The polite way to say "pucker up for sunbutt!" :rainbowwild::rainbowlaugh::rainbowlaugh:

Fav'd for good writing, comic references, and exactly the right amount of comedy (tons). :heart:

4307630 I have seen many 'average human adults'. I can assure you that your average pony, even at their worst, does in fact show the same level of Common Sense. This is because despite the name, Common Sense is in fact NOT common at all.

As for the story, I loved it. Luna was my favorite part too. Makes sense that the Princess Of The Night, and of Dreams, has the best dreams.

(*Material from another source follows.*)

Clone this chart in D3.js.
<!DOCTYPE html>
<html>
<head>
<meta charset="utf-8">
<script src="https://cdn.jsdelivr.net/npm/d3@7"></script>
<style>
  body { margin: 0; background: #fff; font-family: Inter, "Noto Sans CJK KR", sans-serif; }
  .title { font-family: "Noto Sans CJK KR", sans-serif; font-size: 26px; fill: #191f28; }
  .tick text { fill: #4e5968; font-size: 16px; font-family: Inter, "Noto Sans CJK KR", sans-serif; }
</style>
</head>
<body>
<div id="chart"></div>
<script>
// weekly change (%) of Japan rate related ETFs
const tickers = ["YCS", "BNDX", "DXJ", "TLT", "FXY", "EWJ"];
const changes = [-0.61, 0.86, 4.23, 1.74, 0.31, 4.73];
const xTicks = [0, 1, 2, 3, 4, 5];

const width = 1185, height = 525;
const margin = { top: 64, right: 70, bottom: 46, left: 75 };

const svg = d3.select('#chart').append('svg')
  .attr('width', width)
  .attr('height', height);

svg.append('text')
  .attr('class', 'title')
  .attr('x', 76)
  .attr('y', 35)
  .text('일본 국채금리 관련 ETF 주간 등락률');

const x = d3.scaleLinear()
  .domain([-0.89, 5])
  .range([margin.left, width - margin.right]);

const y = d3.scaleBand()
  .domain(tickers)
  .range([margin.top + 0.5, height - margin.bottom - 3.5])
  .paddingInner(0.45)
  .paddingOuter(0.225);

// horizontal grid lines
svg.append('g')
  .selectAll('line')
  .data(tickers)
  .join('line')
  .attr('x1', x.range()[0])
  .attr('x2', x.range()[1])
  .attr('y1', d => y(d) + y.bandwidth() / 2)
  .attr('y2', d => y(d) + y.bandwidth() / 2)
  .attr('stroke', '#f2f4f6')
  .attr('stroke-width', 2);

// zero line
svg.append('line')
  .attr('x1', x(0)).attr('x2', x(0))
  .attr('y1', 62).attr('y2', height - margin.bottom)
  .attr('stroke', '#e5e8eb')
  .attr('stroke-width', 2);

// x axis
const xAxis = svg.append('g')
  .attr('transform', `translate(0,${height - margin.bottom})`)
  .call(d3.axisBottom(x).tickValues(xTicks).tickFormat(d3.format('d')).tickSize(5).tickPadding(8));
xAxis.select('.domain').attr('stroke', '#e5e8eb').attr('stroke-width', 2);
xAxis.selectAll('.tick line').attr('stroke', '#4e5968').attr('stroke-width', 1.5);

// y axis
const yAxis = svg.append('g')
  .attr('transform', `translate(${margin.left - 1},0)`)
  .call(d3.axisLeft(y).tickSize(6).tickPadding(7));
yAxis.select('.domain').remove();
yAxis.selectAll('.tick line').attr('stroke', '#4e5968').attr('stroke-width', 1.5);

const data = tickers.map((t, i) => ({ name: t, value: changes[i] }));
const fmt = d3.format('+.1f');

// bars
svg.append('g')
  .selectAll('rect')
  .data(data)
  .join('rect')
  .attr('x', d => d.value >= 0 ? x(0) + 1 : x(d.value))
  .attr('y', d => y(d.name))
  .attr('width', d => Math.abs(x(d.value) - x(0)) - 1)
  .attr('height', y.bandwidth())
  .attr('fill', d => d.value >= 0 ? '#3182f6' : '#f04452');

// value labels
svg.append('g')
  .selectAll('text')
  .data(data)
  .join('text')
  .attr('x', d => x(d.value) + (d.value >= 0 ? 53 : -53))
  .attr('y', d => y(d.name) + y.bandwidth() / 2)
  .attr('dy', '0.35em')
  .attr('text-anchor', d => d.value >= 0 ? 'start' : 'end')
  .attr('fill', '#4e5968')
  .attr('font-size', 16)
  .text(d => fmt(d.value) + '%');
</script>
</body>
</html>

Wow that was hilarious. :rainbowlaugh:

Woo! Standing up to Floribunda! Good to see some IDW stuff mixed in. Me gusta! :pinkiehappy:

“Well, she’s not usually up at this hour…” Cadance said.

Actually, she is


What makes you say that? Judging by the comics, she sleeps through a great portion of the day with situations like what happened in For Whom the Sweetie Belle Toils looking like a rare exception.

Enjoyed it :)

“Cadance?” Twilight called out as she looked over Luna as the dark blue mare continued to talk in her sleep.
“Yes, Twilight?” Cadance replied as she looked away from the tree she was busy decrystalizing.
Twilight turned to Cadance. “Is it bad that I have a sudden urge to draw all over Princess Luna?”
Cadance pursed her lips. “That sounds very immature and childish… I’ll go get some ink and pens…”

Let the moustaches begin. :rainbowdetermined2:

A grey, bespectacled unicorn mare

That's so Raven.

this was so hilarious! I loved the references and why isn't it that tia didn't stand up to that unicorn earlier?? and then theres Luna..need i say more? :rainbowlaugh:

I think you already know by know, but for repeating the endless comments: this story is gold!

Best Celestia lines ever. We should get MEMJ to read those.